Software Vendor's Worst Nightmare: Your Licensee Acquires Your Main Competitor.

You are a software licensor and you own a lot of valuable intellectual property tied up in the code and the trade secrets of your software.  You license that software to an entity and then that entity buys your main competitor.  You just know that all your valuable intellectual property is getting swapped around with your competitor.  Pop quiz, hotshot.  What do you do?  What do you do? (Yep.  Speed reference again.)

Well, if you are Edifecs, Inc. and your licensee Tibco Software, Inc. buys Foresight Corporation, you bring a suit and allege breach of contract and misappropriation of trade secrets.  Unfortunately, for Edifecs, a California court dismissed a substantial portion of their complaint and held that, under California law, allegations that failure to segregate employees and relevant documents after the Foresight acquisition did not state a claim for misappropriation of trade secrets, breach of contract or a breach of the implied covenant of good faith and fair dealing.  The Court also reiterated that California has rejected the inevitable disclosure doctrine.  That doctrine, adopted in a few states, allows a claim to proceed without evidence of actual disclosure if the circumstances are such that the court thinks that a disclosure is inevitable. Edifecs Inc. v. Tibco Software Inc., Case No. C10-330-RSM, United States District Court, Western District of Washington.  Order On Defendant's Motion to Dismiss Amended Complaint, March 23, 2011

Note that this is not a final ruling on the merits but it is does say that merely stating in California that wrongful disclosure is likely to occur will not substitute for pleading and proving that disclosure actually occurred.  Also note that a well drafted confidentiality provision would prohibit disclosure to the competitor, even if that competitor is a subsidiary of the licensee.

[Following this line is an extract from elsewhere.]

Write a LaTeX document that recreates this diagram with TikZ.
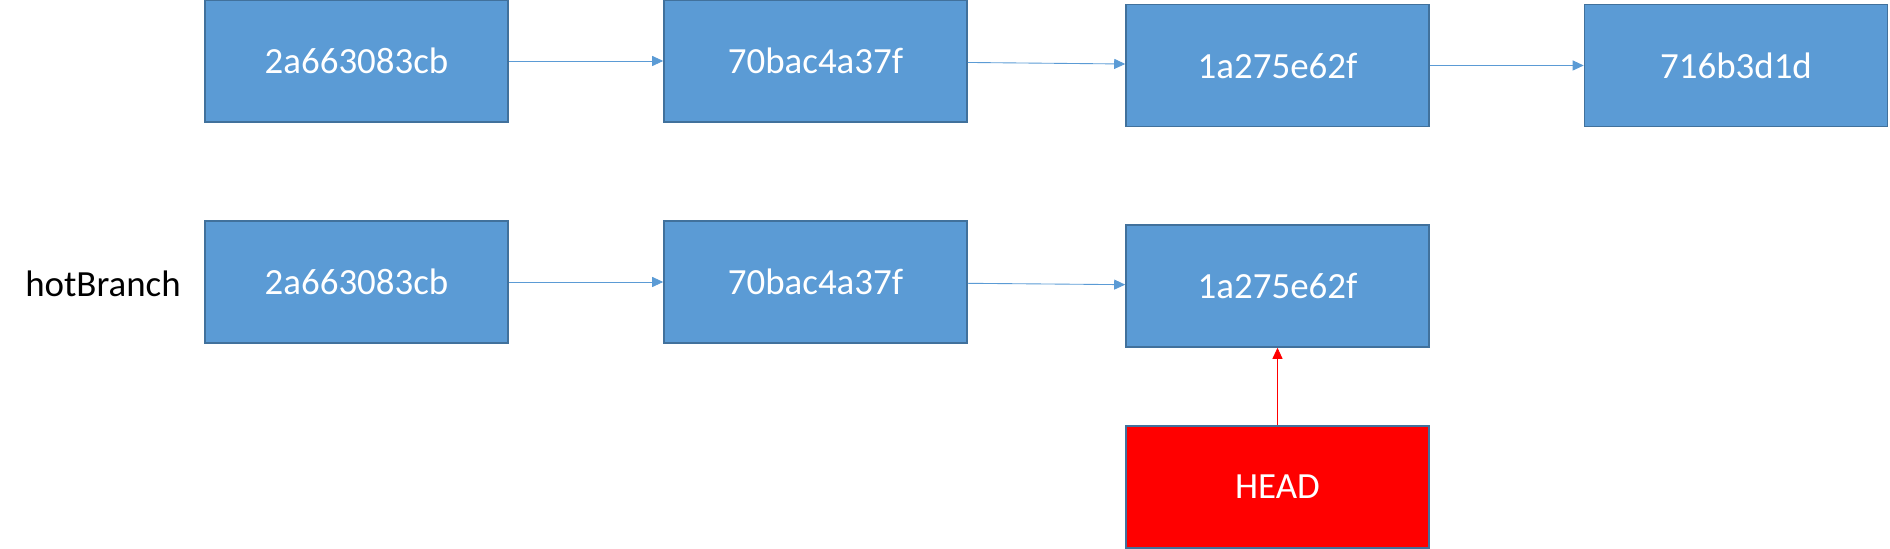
\documentclass[tikz,border=0pt]{standalone}
\usepackage{fontspec}
\setmainfont{Carlito}
\usetikzlibrary{arrows.meta}
\definecolor{commitblue}{HTML}{5B9BD5}
\definecolor{commitedge}{HTML}{41719C}
\tikzset{
    commit/.style={draw=commitedge, line width=0.9pt, fill=commitblue, text=white,
        minimum width=6.06cm, minimum height=2.44cm, inner sep=0pt,
        font=\fontsize{21}{25}\selectfont},
    headbox/.style={commit, fill=red},
    link/.style={draw=commitblue, line width=0.5pt, -{Triangle[length=0.22cm,width=0.2cm]}},
    headlink/.style={link, draw=red}
}
\begin{document}
\begin{tikzpicture}
    \useasboundingbox (0,0) rectangle (37.8,10.98);
    % master
    \node[commit] (m1) at (7.13,9.76) {2a663083cb};
    \node[commit] (m2) at (16.31,9.76) {70bac4a37f};
    \node[commit] (m3) at (25.55,9.67) {1a275e62f};
    \node[commit] (m4) at (34.72,9.67) {716b3d1d};
    \draw[link] (m1) -- (m2);
    \draw[link] (m2) -- (m3);
    \draw[link] (m3) -- (m4);
    % hotBranch
    \node[font=\fontsize{21}{25}\selectfont] (hb) at (2.06,5.3) {hotBranch};
    \node[commit] (h1) at (7.13,5.34) {2a663083cb};
    \node[commit] (h2) at (16.31,5.34) {70bac4a37f};
    \node[commit] (h3) at (25.55,5.26) {1a275e62f};
    \draw[link] (h1) -- (h2);
    \draw[link] (h2) -- (h3);
    % HEAD
    \node[headbox] (head) at (25.55,1.24) {HEAD};
    \draw[headlink] (head) -- (h3);
\end{tikzpicture}
\end{document}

Other ways to prevent this result are to include a provision in your license agreement that the license terminates if the licensee acquires or is acquired by a competitor or to include a "paint your people purple" provision.  Alliteration aside, this is a provision that states that in addition to the normal confidentiality provisions, the license agreement prevents any person who worked on or had access to your confidential information from being assigned to any position that makes it likely that they would use absorbed information.  These are not usual provisions in a license agreement but could make sense in an environment where an acquisition of this nature is contemplated.